# how to save a webinar recording



## realnovice1 (Jan 16, 2010)

hope this thread is in the right area?
if not pls redirect me

two questions
1) i have a link to a pre-recorded webinar that i want to watch; but it is 4 hrs in duration.
is there any way of recording it so i can watch it at my own leisure?
btw ; it is not copyright material of any sort

2) is there a quick way of converting a forum thread post into a saved and readable offline document?
i'm sure i already know this but can't seem to figure it out

many thanks to any replies


----------



## pip22 (Nov 21, 2004)

How to record Webinars: 
http://www.ehow.com/how_2257947_record-webinars.html

http://www.how-to-capture-streaming-media.com/record_webinars/record_webinars.htm

To save a post or an entire thread locally for off-line reading, just _highlight > right-click > copy._
Then open Notepad or WordPad, _right-click > paste._

WordPad is preferrable as it preserves any hyperlinks as "clickable" links.


----------



## Elvandil (Aug 1, 2003)

Or save the whole web page under "File" so it looks the same. If you can save it as an archive (.mht) it will all be in one file. If you use Firefox, you can add the "unMht" add-on to save pages as a web archive. Many browsers already have .mht as an option.

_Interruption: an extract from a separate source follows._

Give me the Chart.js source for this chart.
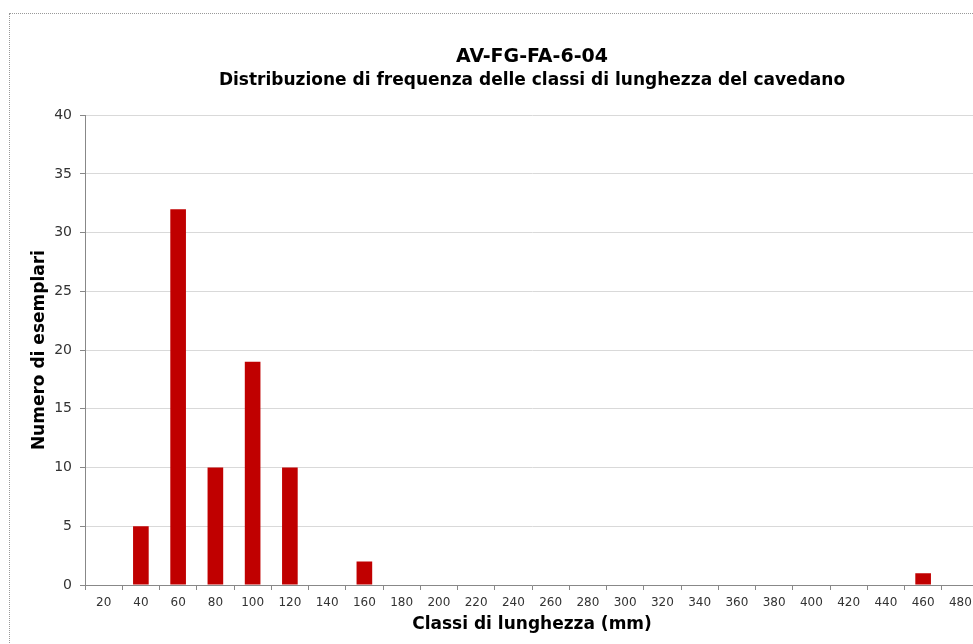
<!DOCTYPE html>
<html>
<head>
<meta charset="utf-8">
<script src="https://cdn.jsdelivr.net/npm/chart.js@4"></script>
<style>
  body { margin: 0; overflow: hidden; background: #fff; }
  #box { position: absolute; left: 9px; top: 13px; width: 1056px; height: 650px; border: 1px dotted #999; }
</style>
</head>
<body>
<div id="box"><canvas id="myChart" width="1056" height="650"></canvas></div>
<script>
const classes = ['20', '40', '60', '80', '100', '120', '140', '160', '180', '200', '220', '240',
    '260', '280', '300', '320', '340', '360', '380', '400', '420', '440', '460', '480'];
const counts = [0, 5, 32, 10, 19, 10, 0, 2, 0, 0, 0, 0,
    0, 0, 0, 0, 0, 0, 0, 0, 0, 0, 1, 0];
const yTicks = [0, 5, 10, 15, 20, 25, 30, 35, 40];

const font = 'DejaVu Sans';
const ctx = document.getElementById('myChart').getContext('2d');
const myChart = new Chart(ctx, {
    type: 'bar',
    data: {
        labels: classes,
        datasets: [{
            label: 'Numero di esemplari',
            data: counts,
            backgroundColor: '#c00000',
            barPercentage: 0.42,
            categoryPercentage: 1
        }]
    },
    options: {
        responsive: false,
        animation: false,
        layout: { padding: { top: 32, right: 87, left: 0, bottom: 31 } },
        plugins: {
            legend: { display: false },
            tooltip: { enabled: false },
            title: {
                display: true,
                fullSize: false,
                text: 'AV-FG-FA-6-04',
                color: '#000',
                font: { family: font, size: 19, weight: 'bold' },
                padding: { top: 0, bottom: 2 }
            },
            subtitle: {
                display: true,
                fullSize: false,
                text: 'Distribuzione di frequenza delle classi di lunghezza del cavedano',
                color: '#000',
                font: { family: font, size: 17, weight: 'bold' },
                padding: { top: 0, bottom: 24 }
            }
        },
        scales: {
            x: {
                grid: { display: true, drawOnChartArea: false, offset: true, tickLength: 5, color: '#888' },
                border: { color: '#888' },
                ticks: { color: '#333', font: { family: font, size: 12, lineHeight: 1 }, maxRotation: 0, autoSkip: false, padding: 7 },
                title: { display: true, text: 'Classi di lunghezza (mm)', color: '#000',
                    font: { family: font, size: 17, weight: 'bold', lineHeight: 1 }, padding: { top: 0, bottom: 0 } }
            },
            y: {
                min: 0,
                max: 40,
                afterBuildTicks: s => { s.ticks = yTicks.map(v => ({ value: v })); },
                afterFit: s => { s.width = 75; },
                grid: { color: '#d9d9d9', tickColor: '#888', tickLength: 5 },
                border: { color: '#888' },
                ticks: { color: '#333', font: { family: font, size: 14 }, padding: 8 },
                title: { display: true, text: 'Numero di esemplari', color: '#000',
                    font: { family: font, size: 17, weight: 'bold' }, padding: { top: 19, bottom: 0 } }
            }
        }
    }
});
</script>
</body>
</html>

If you have a virtual PDF printer installed, like DoPDF, you can print the page to a PDF file which will look the same as the page.

And you can take a snapshot of the entire page in an image format in some browser's Save dialog, or with add-ons that are readily available. Snagit will take a snap of an entire page. You can also just submit the URL to this page and they create the image for you: http://capturefullpage.com/










WebVideoCap can capture any video that you can watch. You'll need the WinPcap, NDISProt, or NDIS5PKT drivers to capture the streams as they enter your machine. Raw sockets may work, too.


----------